◆ SOURCE MATERIAL ◆
§

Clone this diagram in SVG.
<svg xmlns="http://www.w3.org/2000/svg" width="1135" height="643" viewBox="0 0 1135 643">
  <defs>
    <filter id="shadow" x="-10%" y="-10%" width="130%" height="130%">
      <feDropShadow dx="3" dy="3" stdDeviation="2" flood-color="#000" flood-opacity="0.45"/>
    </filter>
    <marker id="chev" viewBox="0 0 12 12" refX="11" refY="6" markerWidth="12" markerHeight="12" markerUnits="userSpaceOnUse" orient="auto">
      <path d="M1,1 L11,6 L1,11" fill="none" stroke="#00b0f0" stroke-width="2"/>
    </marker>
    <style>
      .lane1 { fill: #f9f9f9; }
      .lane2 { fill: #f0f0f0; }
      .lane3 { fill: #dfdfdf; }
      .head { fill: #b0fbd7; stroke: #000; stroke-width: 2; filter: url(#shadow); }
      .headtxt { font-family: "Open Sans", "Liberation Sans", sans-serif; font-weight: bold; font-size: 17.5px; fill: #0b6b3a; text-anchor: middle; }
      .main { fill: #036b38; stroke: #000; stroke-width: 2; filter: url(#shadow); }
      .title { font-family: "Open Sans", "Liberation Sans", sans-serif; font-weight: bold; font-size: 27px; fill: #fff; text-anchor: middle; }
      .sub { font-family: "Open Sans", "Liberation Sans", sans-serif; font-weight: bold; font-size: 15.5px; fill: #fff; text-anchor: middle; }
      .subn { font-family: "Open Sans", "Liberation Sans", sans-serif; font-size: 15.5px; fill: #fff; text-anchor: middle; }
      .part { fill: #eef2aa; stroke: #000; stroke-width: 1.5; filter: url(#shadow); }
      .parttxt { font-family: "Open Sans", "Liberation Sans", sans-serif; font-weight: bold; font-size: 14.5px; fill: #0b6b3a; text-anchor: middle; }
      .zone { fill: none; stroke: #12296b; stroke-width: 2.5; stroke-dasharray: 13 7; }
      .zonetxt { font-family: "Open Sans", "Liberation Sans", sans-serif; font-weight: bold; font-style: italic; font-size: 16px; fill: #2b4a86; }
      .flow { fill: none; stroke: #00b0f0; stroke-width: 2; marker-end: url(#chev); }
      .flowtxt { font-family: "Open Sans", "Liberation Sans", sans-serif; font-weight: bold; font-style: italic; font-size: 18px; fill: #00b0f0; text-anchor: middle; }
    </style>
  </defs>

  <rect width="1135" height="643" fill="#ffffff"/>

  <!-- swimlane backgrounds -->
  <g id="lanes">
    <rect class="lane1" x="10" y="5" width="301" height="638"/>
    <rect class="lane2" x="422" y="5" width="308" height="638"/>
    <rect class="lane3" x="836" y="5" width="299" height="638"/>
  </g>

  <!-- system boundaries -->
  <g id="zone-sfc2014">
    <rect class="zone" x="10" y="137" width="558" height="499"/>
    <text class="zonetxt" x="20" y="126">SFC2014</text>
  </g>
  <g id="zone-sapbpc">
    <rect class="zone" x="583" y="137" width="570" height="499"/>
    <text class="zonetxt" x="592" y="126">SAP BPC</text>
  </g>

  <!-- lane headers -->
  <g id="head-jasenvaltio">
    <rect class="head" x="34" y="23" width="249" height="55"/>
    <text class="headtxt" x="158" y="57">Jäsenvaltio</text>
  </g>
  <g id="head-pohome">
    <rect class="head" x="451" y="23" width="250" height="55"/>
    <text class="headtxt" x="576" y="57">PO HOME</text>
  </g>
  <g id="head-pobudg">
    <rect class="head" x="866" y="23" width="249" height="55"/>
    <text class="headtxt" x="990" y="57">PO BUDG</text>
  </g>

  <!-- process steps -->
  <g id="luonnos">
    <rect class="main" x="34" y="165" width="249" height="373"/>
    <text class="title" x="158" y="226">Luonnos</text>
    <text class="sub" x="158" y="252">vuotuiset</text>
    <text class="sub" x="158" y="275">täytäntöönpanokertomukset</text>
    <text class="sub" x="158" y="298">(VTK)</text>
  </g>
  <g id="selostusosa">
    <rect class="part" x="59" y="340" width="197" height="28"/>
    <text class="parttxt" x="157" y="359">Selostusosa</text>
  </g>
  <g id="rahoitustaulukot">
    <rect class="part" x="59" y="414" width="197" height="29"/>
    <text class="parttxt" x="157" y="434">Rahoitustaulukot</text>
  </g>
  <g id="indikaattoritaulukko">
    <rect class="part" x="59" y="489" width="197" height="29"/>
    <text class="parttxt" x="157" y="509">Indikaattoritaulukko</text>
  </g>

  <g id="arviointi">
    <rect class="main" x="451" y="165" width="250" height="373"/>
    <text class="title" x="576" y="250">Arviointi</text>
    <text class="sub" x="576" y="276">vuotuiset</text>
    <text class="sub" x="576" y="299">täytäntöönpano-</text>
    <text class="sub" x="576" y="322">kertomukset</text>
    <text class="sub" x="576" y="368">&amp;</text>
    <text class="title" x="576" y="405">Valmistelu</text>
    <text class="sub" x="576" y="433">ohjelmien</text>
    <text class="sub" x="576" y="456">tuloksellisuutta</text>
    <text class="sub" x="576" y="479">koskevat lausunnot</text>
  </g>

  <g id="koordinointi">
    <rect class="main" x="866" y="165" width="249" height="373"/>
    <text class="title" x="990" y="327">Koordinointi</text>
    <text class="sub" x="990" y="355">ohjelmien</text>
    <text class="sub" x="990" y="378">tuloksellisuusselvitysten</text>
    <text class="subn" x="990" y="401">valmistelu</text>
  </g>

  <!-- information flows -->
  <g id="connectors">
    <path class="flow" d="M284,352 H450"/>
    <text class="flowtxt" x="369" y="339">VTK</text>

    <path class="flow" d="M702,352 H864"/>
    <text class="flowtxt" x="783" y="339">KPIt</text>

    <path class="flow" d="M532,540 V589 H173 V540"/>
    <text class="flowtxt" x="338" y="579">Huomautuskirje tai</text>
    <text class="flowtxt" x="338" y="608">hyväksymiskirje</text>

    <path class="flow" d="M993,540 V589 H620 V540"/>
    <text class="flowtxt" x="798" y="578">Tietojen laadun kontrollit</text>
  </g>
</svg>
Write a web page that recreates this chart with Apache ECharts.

§

◆ WHAT YOU NEED TO DO ◆
Identify every line holding the word "this" and copy it out.

◆ CORRECT RESULT ◆
Clone this diagram in SVG.
Write a web page that recreates this chart with Apache ECharts.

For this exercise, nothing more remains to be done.